I don’t have the answers to these questions. What I do know beyond a shadow of a doubt is that I have raised strong and loving boys, and they may actually change the world. I have a feeling that it will be all of those small moments in my life that add up in the end to have created a life worth living for. At least, that’s what I’m hoping for…
Love and blessings,
Going to Vanderbilt still feels in part like coming home. You would think that being there would bring all of the negative memories rushing back like running down the hallway to where each child was located to find out how badly each was hurt. Receiving the news that Jackson would never walk again. Holding Alex’s hand as he screamed from the pain of Accute Compartment Syndrome. The sleepless nights, and day after day of countless surgeries. I experienced the most frightening moments of my life inside of those doors.

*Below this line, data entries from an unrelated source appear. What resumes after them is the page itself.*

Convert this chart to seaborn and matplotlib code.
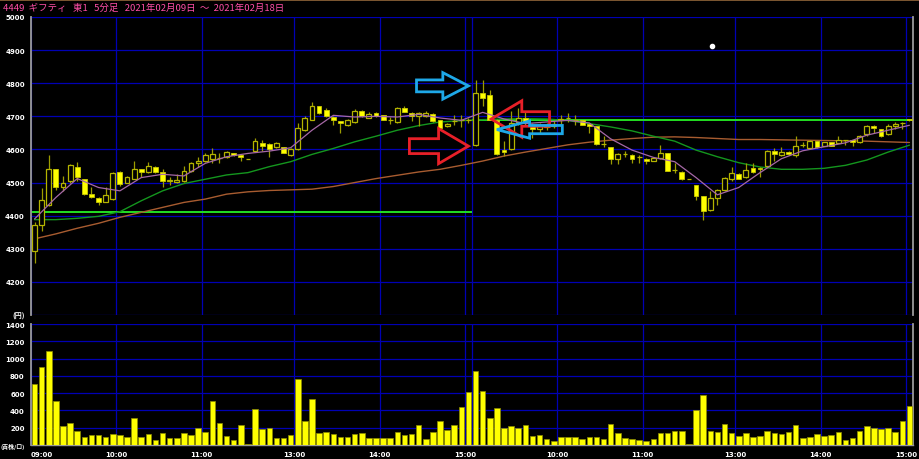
import matplotlib
matplotlib.use('Agg')
import matplotlib.pyplot as plt
from matplotlib.patches import FancyArrow, Rectangle
import seaborn as sns
import pandas as pd
import numpy as np

sns.set_style('dark', {'axes.facecolor': 'black', 'figure.facecolor': 'black'})
plt.rcParams['font.family'] = ['Noto Sans CJK JP', 'DejaVu Sans']

title = '4449  ギフティ   東1   5分足   2021年02月09日  〜  2021年02月18日'

# 5-minute bars, 2 sessions (09:00-11:30, 12:30-15:00) x 2 days
opens = [4293, 4373, 4433, 4541, 4486, 4506, 4546, 4510, 4466, 4453, 4442, 4451, 4532, 4500, 4512, 4541,
         4531, 4546, 4531, 4506, 4501, 4506, 4536, 4558, 4566, 4570, 4573, 4576, 4588, 4584, 4571,
         4596, 4620, 4616, 4608, 4606, 4582, 4600, 4658, 4690, 4730, 4720, 4697, 4685, 4673, 4683,
         4716, 4696, 4710, 4703, 4688, 4683, 4726, 4710, 4701, 4701, 4706, 4688, 4670, 4685, 4688, 4688,
         4613, 4770, 4765, 4690, 4598, 4600, 4682, 4695, 4675, 4662, 4668, 4670, 4690, 4694, 4688,
         4688, 4676, 4670, 4615, 4606, 4570, 4586, 4583, 4576, 4572, 4566, 4575, 4588, 4538, 4533, 4511,
         4492, 4458, 4418, 4453, 4478, 4510, 4526, 4516, 4543, 4545, 4550, 4596, 4583, 4592, 4582,
         4613, 4605, 4625, 4611, 4621, 4620, 4628, 4628, 4622, 4646, 4671, 4661, 4646, 4671, 4680, 4691]
highs = [4380, 4483, 4583, 4541, 4520, 4555, 4561, 4510, 4488, 4455, 4488, 4532, 4536, 4520, 4566, 4541,
         4563, 4551, 4540, 4518, 4526, 4551, 4563, 4576, 4588, 4603, 4588, 4595, 4590, 4586, 4571,
         4636, 4628, 4618, 4622, 4608, 4604, 4680, 4700, 4743, 4732, 4725, 4700, 4687, 4693, 4723,
         4718, 4712, 4712, 4705, 4698, 4728, 4730, 4712, 4713, 4716, 4710, 4690, 4680, 4703, 4703, 4695,
         4810, 4810, 4780, 4692, 4625, 4715, 4725, 4715, 4680, 4680, 4680, 4685, 4703, 4710, 4703,
         4690, 4678, 4672, 4641, 4608, 4588, 4596, 4585, 4583, 4574, 4575, 4613, 4590, 4560, 4535, 4511,
         4494, 4460, 4473, 4480, 4516, 4546, 4528, 4560, 4560, 4547, 4598, 4605, 4606, 4594, 4641,
         4623, 4630, 4627, 4623, 4623, 4641, 4630, 4630, 4644, 4673, 4673, 4663, 4678, 4683, 4682, 4693]
lows = [4258, 4353, 4430, 4478, 4473, 4500, 4506, 4462, 4453, 4432, 4440, 4448, 4490, 4498, 4510, 4518,
        4528, 4528, 4488, 4493, 4499, 4503, 4533, 4546, 4563, 4560, 4558, 4574, 4580, 4566, 4571,
        4594, 4596, 4576, 4604, 4588, 4580, 4598, 4655, 4688, 4708, 4698, 4673, 4651, 4670, 4680,
        4698, 4694, 4699, 4688, 4678, 4680, 4712, 4685, 4671, 4698, 4683, 4663, 4667, 4673, 4668, 4680,
        4610, 4730, 4688, 4584, 4580, 4598, 4675, 4675, 4635, 4650, 4660, 4665, 4678, 4683, 4673,
        4673, 4650, 4612, 4606, 4556, 4556, 4578, 4560, 4560, 4556, 4564, 4572, 4534, 4528, 4509, 4511,
        4446, 4388, 4415, 4433, 4476, 4506, 4510, 4514, 4528, 4516, 4548, 4566, 4580, 4583, 4578,
        4606, 4603, 4604, 4609, 4609, 4618, 4613, 4610, 4620, 4640, 4650, 4638, 4644, 4663, 4663, 4686]
closes = [4373, 4448, 4541, 4486, 4498, 4552, 4516, 4466, 4456, 4442, 4462, 4528, 4496, 4516, 4541, 4531,
          4551, 4531, 4506, 4507, 4508, 4536, 4560, 4566, 4584, 4586, 4575, 4592, 4582, 4576, 4571,
          4625, 4610, 4600, 4618, 4590, 4600, 4665, 4696, 4731, 4710, 4700, 4688, 4680, 4690, 4716,
          4700, 4708, 4701, 4690, 4689, 4725, 4714, 4702, 4711, 4711, 4685, 4666, 4677, 4687, 4689, 4690,
          4770, 4756, 4690, 4586, 4592, 4680, 4695, 4683, 4662, 4670, 4670, 4678, 4692, 4696, 4689,
          4675, 4670, 4615, 4616, 4570, 4586, 4587, 4570, 4577, 4566, 4573, 4588, 4536, 4539, 4511, 4511,
          4458, 4413, 4453, 4478, 4513, 4528, 4512, 4538, 4532, 4540, 4596, 4586, 4592, 4585, 4611,
          4614, 4625, 4606, 4621, 4611, 4630, 4629, 4623, 4642, 4671, 4666, 4641, 4671, 4678, 4681, 4688]
volume = [706, 906, 1092, 505, 216, 255, 158, 93, 112, 112, 93, 123, 112, 93, 309, 93,
          127, 54, 143, 85, 81, 143, 120, 200, 150, 505, 250, 104, 62, 235, 12,
          417, 181, 193, 81, 81, 116, 764, 278, 532, 135, 154, 123, 93, 89, 127,
          135, 81, 81, 81, 77, 147, 116, 127, 235, 69, 147, 282, 177, 235, 436, 609,
          860, 629, 309, 424, 197, 224, 197, 231, 108, 120, 69, 50, 89, 89, 96,
          66, 89, 96, 69, 239, 143, 77, 69, 62, 50, 69, 143, 135, 158, 166, 12,
          405, 579, 166, 154, 247, 139, 104, 135, 89, 100, 158, 135, 127, 154, 235,
          85, 89, 127, 108, 116, 154, 54, 77, 158, 224, 193, 181, 197, 154, 278, 455]

# moving averages read every 3 bars
ma_idx = list(range(0, 124, 3))
ma_short = [4390, 4455, 4512, 4485, 4475, 4515, 4525, 4520, 4558, 4578, 4588, 4595, 4605, 4658,
            4703, 4698, 4700, 4698, 4706, 4695, 4688, 4712, 4692, 4678, 4683, 4688, 4680, 4632,
            4598, 4576, 4563, 4515, 4463, 4485, 4530, 4572, 4596, 4608, 4620, 4643, 4658, 4673]
ma_mid = [4388, 4388, 4392, 4398, 4412, 4445, 4475, 4497, 4510, 4523, 4530, 4548, 4563, 4585,
          4603, 4623, 4640, 4658, 4672, 4683, 4687, 4690, 4692, 4693, 4692, 4687, 4678, 4668,
          4656, 4640, 4625, 4598, 4578, 4560, 4547, 4540, 4540, 4543, 4552, 4568, 4592, 4613]
ma_long = [4330, 4345, 4362, 4377, 4395, 4410, 4425, 4440, 4450, 4465, 4472, 4476, 4478, 4480,
           4488, 4500, 4512, 4522, 4532, 4540, 4552, 4565, 4580, 4592, 4603, 4614, 4622, 4628,
           4633, 4637, 4638, 4636, 4633, 4630, 4630, 4629, 4628, 4627, 4626, 4625, 4623, 4621]

ref_line_day1 = 4412
ref_line_day2 = 4688

tick_pos = [0, 12, 24, 37, 49, 61, 74, 86, 99, 111, 123]
tick_labels = ['09:00', '10:00', '11:00', '13:00', '14:00', '15:00',
               '10:00', '11:00', '13:00', '14:00', '15:00']
day_split = 62

df = pd.DataFrame({'open': opens, 'high': highs, 'low': lows, 'close': closes, 'volume': volume})
df['x'] = np.arange(len(df)) + 0.5
df['up'] = df['close'] >= df['open']
ma = pd.DataFrame({'x': np.array(ma_idx) + 0.5, 'short': ma_short, 'mid': ma_mid, 'long': ma_long})

fig = plt.figure(figsize=(9.19, 4.6), dpi=100, facecolor='black')
ax = fig.add_axes([31 / 919, 144 / 460, 882 / 919, 298 / 460])
axv = fig.add_axes([31 / 919, 14 / 460, 882 / 919, 121 / 460])

grid_col = '#0000b4'
for a in (ax, axv):
    a.set_facecolor('black')
    a.set_xlim(0, 124)
    a.set_xticks(tick_pos + [day_split])
    a.grid(True, color=grid_col, linewidth=0.9)
    a.set_axisbelow(True)
    a.spines['top'].set_visible(False)
    for s in ('left', 'right'):
        a.spines[s].set_color('#9a9a9a')
        a.spines[s].set_linewidth(1.3)
    a.tick_params(axis='y', colors='#9a9a9a', length=3, width=0.8, pad=1.5,
                  labelsize=5, labelcolor='white')

# price panel
ax.spines['bottom'].set_visible(False)
ax.set_ylim(4100, 5000)
ax.set_yticks(range(4100, 5001, 100))
ax.set_yticklabels(['(円)'] + [str(v) for v in range(4200, 5001, 100)],
                   fontweight='bold', family='DejaVu Sans')
ax.get_yticklabels()[0].set_family(['Noto Sans CJK JP'])
ax.tick_params(axis='x', length=0, labelbottom=False)

ax.hlines(ref_line_day1, 0, day_split, color='#22e022', linewidth=1.4, zorder=2)
ax.hlines(ref_line_day2, day_split, 124, color='#22e022', linewidth=1.4, zorder=2)

sns.lineplot(data=ma, x='x', y='long', color='#a85c30', linewidth=1.0, ax=ax, zorder=3)
sns.lineplot(data=ma, x='x', y='mid', color='#14961e', linewidth=1.0, ax=ax, zorder=3)
sns.lineplot(data=ma, x='x', y='short', color='#a668a6', linewidth=0.9, ax=ax, zorder=5)
ax.set_xlabel('')
ax.set_ylabel('')

ax.vlines(df['x'], df['low'], df['high'], color='#9c9c00', linewidth=0.9, zorder=4)
up = df[df['up']]
dn = df[~df['up']]
ax.bar(up['x'], up['close'] - up['open'], bottom=up['open'], width=0.68,
       facecolor='black', edgecolor='#b4b400', linewidth=0.9, zorder=4)
ax.bar(dn['x'], dn['close'] - dn['open'], bottom=dn['open'], width=0.68,
       facecolor='#ffff00', edgecolor='#c8c800', linewidth=0.6, zorder=4)

ax.plot([95.7], [4912], 'o', color='white', markersize=3, zorder=6)

# annotation arrows (outlined)
arrows = [
    (54.2, 4792, 7.3, 36, 80, 3.6, '#1ea8e8'),
    (53.2, 4610, 8.3, 45, 106, 4.2, '#e82028'),
    (72.9, 4692, -8.2, 44, 110, 4.3, '#e82028'),
    (74.7, 4660, -9.2, 25, 52, 4.6, '#1ea8e8'),
]
for x0, y0, dx, w, hw, hl, col in arrows:
    ax.add_patch(FancyArrow(x0, y0, dx, 0, width=w, head_width=hw, head_length=hl,
                            length_includes_head=True, fill=False, edgecolor=col,
                            linewidth=2.0, zorder=7))

# volume panel
sns.barplot(data=df, x='x', y='volume', native_scale=True, width=0.78, color='#ffff00',
            saturation=1, edgecolor='#8c8c00', linewidth=0.5, errorbar=None, ax=axv, zorder=3)
axv.set_xlim(0, 124)
axv.set_ylim(0, 1400)
axv.set_yticks(range(0, 1401, 200))
axv.set_yticklabels(['(百株/口)'] + [str(v) for v in range(200, 1401, 200)],
                    fontweight='bold', family='DejaVu Sans')
axv.get_yticklabels()[0].set_family(['Noto Sans CJK JP'])
axv.get_yticklabels()[0].set_fontsize(4.2)
axv.set_xticks(tick_pos + [day_split])
axv.set_xticklabels(tick_labels + [''], fontweight='bold', family='DejaVu Sans')
axv.spines['bottom'].set_color('#9a9a9a')
axv.spines['bottom'].set_linewidth(1.0)
axv.tick_params(axis='x', colors='#9a9a9a', length=2, width=0.8, pad=2,
                labelsize=5, labelcolor='white')
axv.set_xlabel('')
axv.set_ylabel('')
axv.get_xticklabels()[0].set_ha('left')

fig.patches.append(Rectangle((0, 1 - 2 / 460), 1, 2 / 460, transform=fig.transFigure,
                             facecolor='#7a5530', edgecolor='none'))
fig.text(3 / 919, 1 - 8 / 460, title, color='#ff4fa8', fontsize=6.8, va='center', ha='left')

fig.savefig('out.png', dpi=100, facecolor='black')
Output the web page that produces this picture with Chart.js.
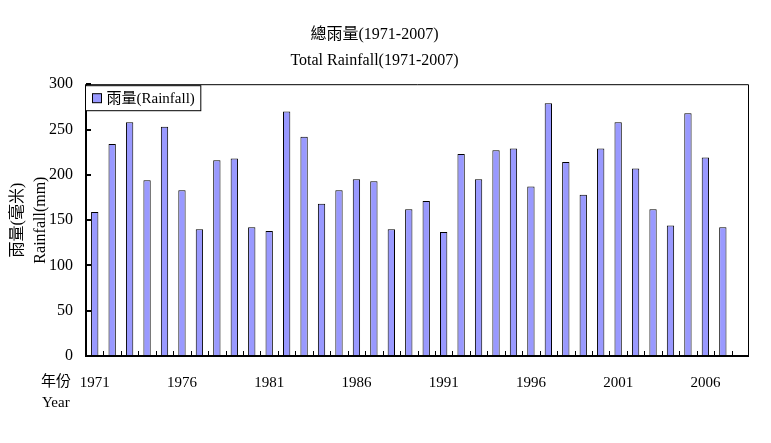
<!DOCTYPE html>
<html>
<head>
<meta charset="utf-8">
<script src="https://cdn.jsdelivr.net/npm/chart.js@4"></script>
<style>
  body { margin: 0; background: #fff; }
  #wrap { width: 771px; height: 443px; }
</style>
</head>
<body>
<div id="wrap"><canvas id="rainChart"></canvas></div>
<script>
// data (the axis keeps one empty slot after 2007)
var years = [];
for (var y = 1971; y <= 2007; y++) years.push(String(y));
years.push('');

var rainfall = [159, 234, 258, 194, 253, 183, 140, 216, 218, 142,
                138, 270, 242, 168, 183, 195, 193, 140, 162, 171,
                137, 223, 195, 227, 229, 187, 279, 214, 178, 229,
                258, 207, 162, 144, 268, 219, 142, null];

var yTicks = [0, 50, 100, 150, 200, 250, 300];
var seriesName = '雨量(Rainfall)';

var FONT = "'Liberation Serif', 'Noto Sans CJK TC', serif";

// frame, inner tick marks, legend box and the year label
var framePlugin = {
    id: 'frame',
    afterDraw: function (chart) {
        var ctx = chart.ctx;
        var a = chart.chartArea;
        var xs = chart.scales.x;
        var ys = chart.scales.y;
        ctx.save();
        ctx.strokeStyle = '#000';

        // top + right border
        ctx.lineWidth = 1;
        ctx.beginPath();
        ctx.moveTo(a.left, a.top + 0.5);
        ctx.lineTo(a.right - 0.5, a.top + 0.5);
        ctx.lineTo(a.right - 0.5, a.bottom);
        ctx.stroke();

        // axis lines
        ctx.lineWidth = 2;
        ctx.beginPath();
        ctx.moveTo(a.left, a.top);
        ctx.lineTo(a.left, a.bottom);
        ctx.lineTo(a.right, a.bottom);
        ctx.stroke();

        // y ticks pointing in
        yTicks.forEach(function (v) {
            var py = Math.round(ys.getPixelForValue(v));
            ctx.beginPath();
            ctx.moveTo(a.left, py);
            ctx.lineTo(a.left + 5, py);
            ctx.stroke();
        });

        // x ticks between categories pointing up
        ctx.lineWidth = 1;
        for (var i = 1; i < years.length; i++) {
            var px = Math.round((xs.getPixelForValue(i - 1) + xs.getPixelForValue(i)) / 2) + 0.5;
            ctx.beginPath();
            ctx.moveTo(px, a.bottom);
            ctx.lineTo(px, a.bottom - 5);
            ctx.stroke();
        }

        // legend
        var lx = a.left - 0.5, ly = a.top + 1.5;
        ctx.font = '15px ' + FONT;
        var tw = ctx.measureText(seriesName).width;
        ctx.fillStyle = '#fff';
        ctx.fillRect(lx, ly, tw + 27, 25);
        ctx.lineWidth = 1;
        ctx.strokeRect(lx, ly, tw + 27, 25);
        ctx.fillStyle = '#9999ff';
        ctx.fillRect(lx + 7, ly + 8, 9, 9);
        ctx.strokeRect(lx + 7, ly + 8, 9, 9);
        ctx.fillStyle = '#000';
        ctx.textAlign = 'left';
        ctx.textBaseline = 'middle';
        ctx.fillText(seriesName, lx + 21, ly + 13);

        // 年份 / Year
        ctx.fillText('年份', 41, 382);
        ctx.fillText('Year', 42, 403);
        ctx.restore();
    }
};

var ctx = document.getElementById('rainChart').getContext('2d');
new Chart(ctx, {
    type: 'bar',
    data: {
        labels: years,
        datasets: [{
            label: seriesName,
            data: rainfall,
            backgroundColor: '#9999ff',
            borderColor: '#000',
            borderWidth: 1,
            categoryPercentage: 1,
            barPercentage: 0.42
        }]
    },
    options: {
        responsive: true,
        maintainAspectRatio: false,
        devicePixelRatio: 1,
        animation: false,
        layout: { padding: { left: 0, right: 22, bottom: 0 } },
        scales: {
            x: {
                grid: { display: false, drawTicks: false },
                border: { display: false },
                ticks: {
                    autoSkip: false,
                    maxRotation: 0,
                    padding: 18,
                    color: '#000',
                    font: { family: FONT, size: 15 },
                    callback: function (val, idx) {
                        return idx % 5 === 0 ? years[idx] : '';
                    }
                },
                afterFit: function (s) { s.height = 87; }
            },
            y: {
                min: 0,
                max: 300,
                grid: { display: false, drawTicks: false },
                border: { display: false },
                afterBuildTicks: function (s) {
                    s.ticks = yTicks.map(function (v) { return { value: v }; });
                },
                ticks: {
                    padding: 13,
                    color: '#000',
                    font: { family: FONT, size: 16 }
                },
                title: {
                    display: true,
                    text: ['雨量(毫米)', 'Rainfall(mm)'],
                    color: '#000',
                    font: { family: FONT, size: 16, lineHeight: 1.45 },
                    padding: { top: 6, bottom: 0 }
                },
                afterFit: function (s) { s.width = 86; }
            }
        },
        plugins: {
            title: {
                display: true,
                text: ['總雨量(1971-2007)', 'Total Rainfall(1971-2007)'],
                color: '#000',
                font: { family: FONT, size: 16, weight: 'normal', lineHeight: 1.6 },
                padding: { top: 22, bottom: 11 }
            },
            legend: { display: false },
            tooltip: { enabled: false }
        }
    },
    plugins: [framePlugin]
});
</script>
</body>
</html>
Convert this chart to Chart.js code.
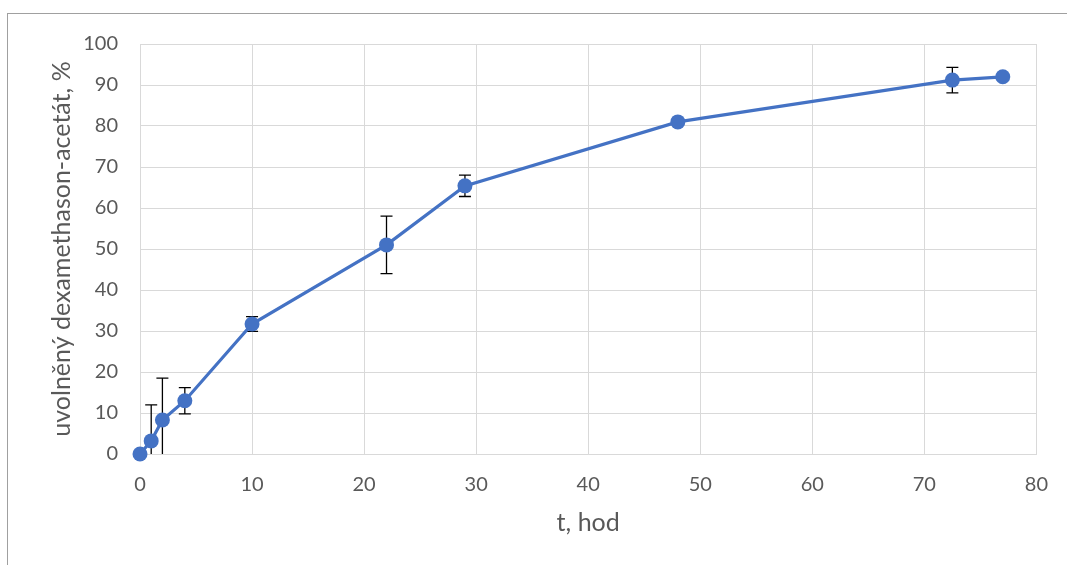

And yet, what I remember above all else when I am back at Vanderbilt is the hope I felt as God answered prayer after prayer. Learning that our family was loved by many… more than I could ever have even possibly imagined. The kindness and generosity of strangers. The power of love and the strength of family. The importance of prayers, even those that seem hopeless. The lessons I learned about life. The testing and growing of my faith. The comfort of knowing that we were in the care of more than capable hands.
So, while Jackson and I were at his 6 month check-up with his spinal surgeon this week, I leaned on that comfort as the doctor explained that Jackson would have to have another spinal fusion in a year and half, possibly sooner. It wasn’t what we wanted to hear. I sometimes forget that our journey isn’t over. There will be more surgeries, more medical scares. Alex and Jackson’s lives will never be what they were before the wreck. But we keep pressing forward, having faith that God will get us through whatever lies ahead. As I told Jackson yesterday as we all huddled in the closet during the storms, Jesus didn’t save you and take you to heaven for nothing. You have a purpose here on earth and no storm is going to change that.